What's the correct reasoning behind solving the vanishing/exploding gradient problem in deep neural networks.?

Question

I have read several blog posts where the solution to solve the vanishing/exploding gradient problem in a deep neural network is suggested to be using Relu activation function instead of tanH & sigmoid.

But, I have encountered an explanation by Prof. Andrew NG lecture that explains that a partial solution to the vanishing gradient problem is a better or more careful choice of the random initialization of weights in your neural network.

i.e the solution is:

To set the variance of Wi to be equal to 1/n, where n is the number of input features that are going into a neuron. Along with the assumption that the input features of activations are roughly mean 0 and standard variance 1. So, what it's doing is that it's trying to set each of the weight matrices w so that it's not too much bigger than 1 and not too much less than 1, therefore, it doesn't explode or vanish too quickly.

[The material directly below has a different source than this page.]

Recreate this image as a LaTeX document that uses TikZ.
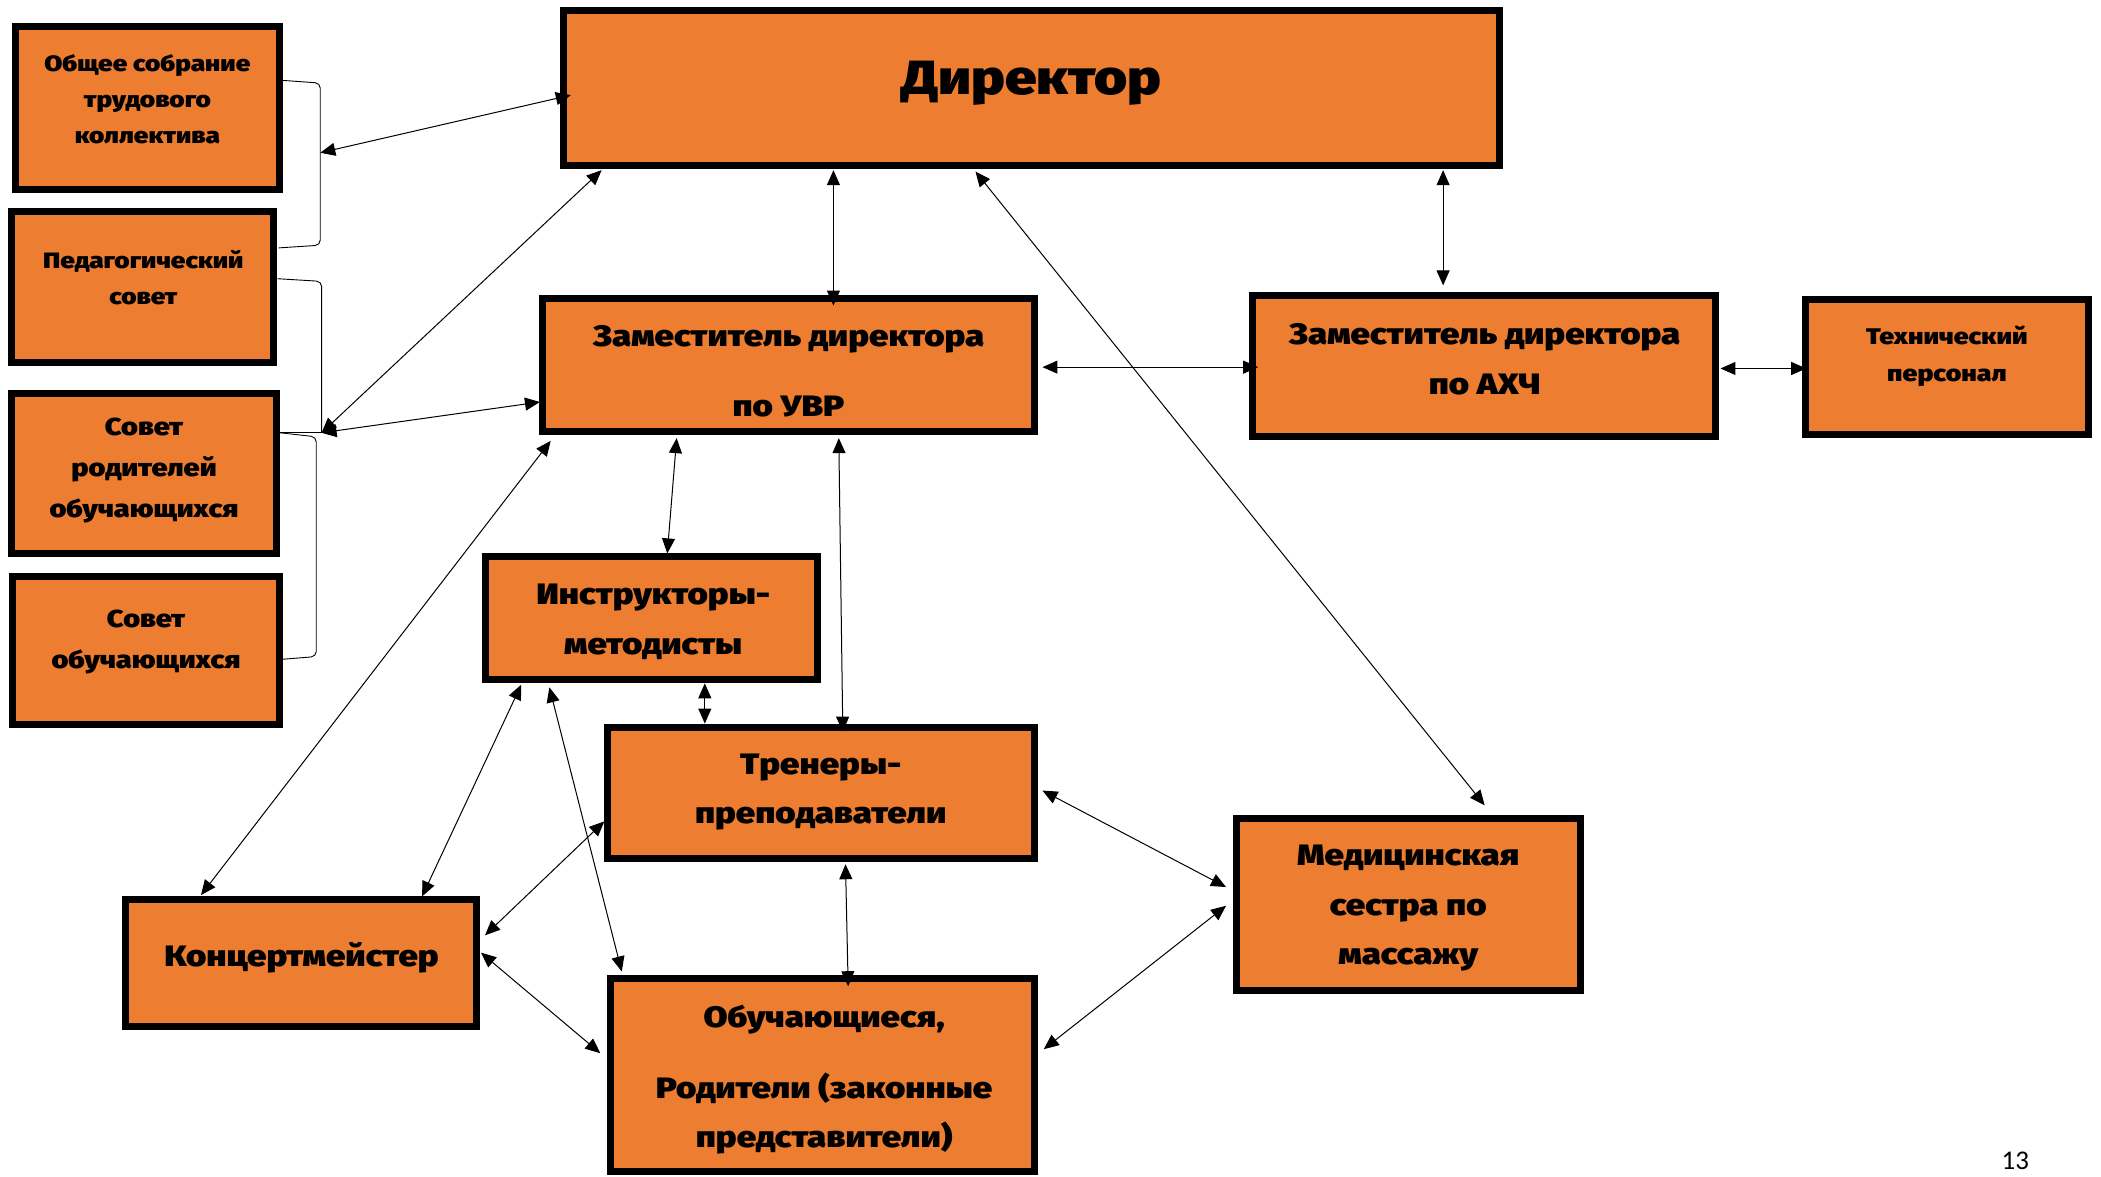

• So, if you are using a ReLu activation function then setting the variance of Wi to be equal to sqrt(2/n) works better**.
• and if you are using a TanH activation function then setting the variance of Wi to be equal to sqrt(2/n) works better.
• or in some cases, it's being suggested to use Xavier initialization
• Also, if we need we can tune of variance parameter as another hyperparameter by multiplying into the above formula and tune that multiplier as part of your hyperparameter search.

Therefore, choosing a reasonable scaling for how to initialize the weights helps weights not to explode too quickly and not decay to zero too quickly, which in turn could help in training a reasonably deep network without the weights or the gradients exploding or vanishing too much and not simply using ReLu!. Please correct me if my understanding is wrong or incomplete!

Answer 1

I think the two aspects you mention are two faces of the same medal: if your weights are too high or low, the activation of a layer ends up being too high or low. If you use $tanh(z)$ or $sigmoid(z)$ as activation functions, you'll end up with values that will have a derivative almost to zero, and the gradient will vanish as it is back-propagated into the network. By using $relu(z)$, instead, you use a linear function for $z>0$ and therefore the derivative is constant as the activation grows. This helps the gradient which does not approach zero while it is back-propagated.

This works in every case: both if you use weights that are too high or too small. Tanh and sigmoid are similar in the sense that they are basically linear near $z=0$, but almost flat when $|z|>>0$, ReLU solves the problem in the latter case, because it becomes linear for any $z>0$.

On the other hand, another strategy is to prevent $z$ from being too large or too small, and therefore you attempt to keep it near the origin ($z=0$). In this way, both tanh and sigmoid are linear, as ReLU would have been for any $z>0$.

The expected result is the same: the derivative of the function is almost linear, and therefore the gradients can traverse the network without vanishing or exploding.

Of course, there are other factors here that must be considered (e.g. ReLU clamps to 0 every negative value, which has other sort of effects), but beside these, in both cases you get a similar outcome (non-vanishing gradients) with different approaches (by tweaking the activation function or by tweaking the weights).